# My intro



## Bansi (Mar 15, 2021)

Hello 
I m Bansi. 
Writing my poetries since some time now in Gujrati, Hindi and English. Excited to share my work and learn more about poetries..
Thank you


----------



## Kent_Jacobs (Mar 15, 2021)

If you notice, I always respond first. That's got nothing to do with the fact I have nothing else to do. That's because I care more than the others. Welcome.


----------



## Darren White (Mar 15, 2021)

Hi Bansi, welcome 
Looking forward to reading your poems!
(I write my poetry in more than one language too)


----------



## indianroads (Mar 15, 2021)

Hi Bansi! Welcome!


----------



## druid12000 (Mar 15, 2021)

Welcome! :welcome:

This is a great forum with lots of great folks, so kick back and enjoy!



*One of these days, I'm gonna beat TheMightyAz to the first entry ... #goals


----------



## Bansi (Mar 16, 2021)

Thank you...! I m sure about that...


----------



## Bansi (Mar 16, 2021)

druid12000 said:


> Welcome! :welcome:
> 
> This is a great forum with lots of great folks, so kick back and enjoy!
> 
> ...


----------



## Bansi (Mar 16, 2021)

Darren White said:


> Hi Bansi, welcome
> Looking forward to reading your poems!
> (I write my poetry in more than one language too)


That is great. Which other language do you write in?


----------



## Bansi (Mar 16, 2021)

indianroads said:


> Hi Bansi! Welcome!


Thank u


----------



## Darren White (Mar 16, 2021)

Bansi said:


> That is great. Which other language do you write in?


I write also in Arabic, Dutch and sometimes in French or German.


----------



## VRanger (Mar 16, 2021)

Darren White said:


> I write also in Arabic, Dutch and sometimes in French or German.



I emulate George Koltanowski, a chess master who emigrated to the US in the 30s. He was famous for a record number of simultaneous blindfold games, and his unbelievable blindfold Knight's Tour. I had the pleasure of having lunch, in a group, with Mr. Koltanowski in Albuquerque in the late 80s. He claimed during our lunch conversation to know every language except Greek, and invited anyone at the table to test him. Another guest at the lunch directed a few lines to Mr. Koltanowski in French, to which he responded, "It sounds like Greek to me!"

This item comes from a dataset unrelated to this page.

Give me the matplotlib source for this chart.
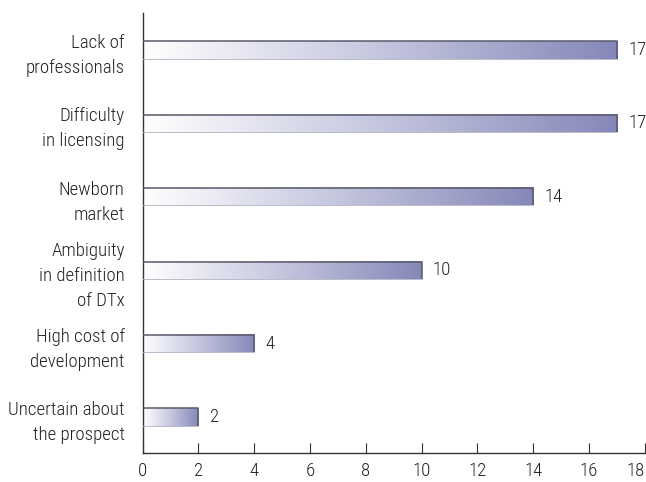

He told several amusing stories during lunch, and later turned to my wife and apologized to her for all the 'naughty stories'. I assure you that nothing he related was naughty, but everything he related was charming and amusing.


----------



## Bansi (Mar 16, 2021)

Darren White said:


> I write also in Arabic, Dutch and sometimes in French or German.


Niceeee


----------



## Bansi (Mar 16, 2021)

Is there any particular app for using writingforums? I m using the site. And when i start posting my poetries where should i post?


----------



## Kent_Jacobs (Mar 16, 2021)

druid12000 said:


> Welcome! :welcome:
> 
> This is a great forum with lots of great folks, so kick back and enjoy!
> 
> ...


----------



## Kent_Jacobs (Mar 16, 2021)

Bansi said:


> Is there any particular app for using writingforums? I m using the site. And when i start posting my poetries where should i post?




Get to ten posts and then post in the Workshop area:

https://www.writingforums.com/forums/135-Poetry-and-Lyrics-Workshop

Answer this and you only have one more post needed.


----------



## Bansi (Mar 16, 2021)

TheMightyAz said:


> Get to ten posts and then post in the Workshop area:
> 
> Answer this and you only have one more post needed.


Thank you dear. I guess i still have some pist left to reach 10 posts


----------



## Kent_Jacobs (Mar 16, 2021)

Bansi said:


> Thank you dear. I guess i still have some pist left to reach 10 posts



You have one. What do you think to that?


----------



## Bansi (Mar 16, 2021)

TheMightyAz said:


> You have one. What do you think to that?


And i m done....!


----------



## Kent_Jacobs (Mar 16, 2021)

Bansi said:


> And i m done....!



Hit the link above and post!


----------



## StephenDenzel (Mar 16, 2021)

Welcome to the forum Bansi!Nice to meet you!


----------



## Bansi (Mar 16, 2021)

Done.. waiting for a feedback on the same... ‘She, The Grace’
I am newbie to writing in a proper manner. For now i am just penning it down. Proper punctuation and all i still have to focus on. And lookin forward to learn more. I m here to know the like minded people and read their work and to make my poetries better as well...


----------



## Bansi (Mar 16, 2021)

StephenDenzel said:


> Welcome to the forum Bansi!Nice to meet you!


Thank u stephen like wise...


----------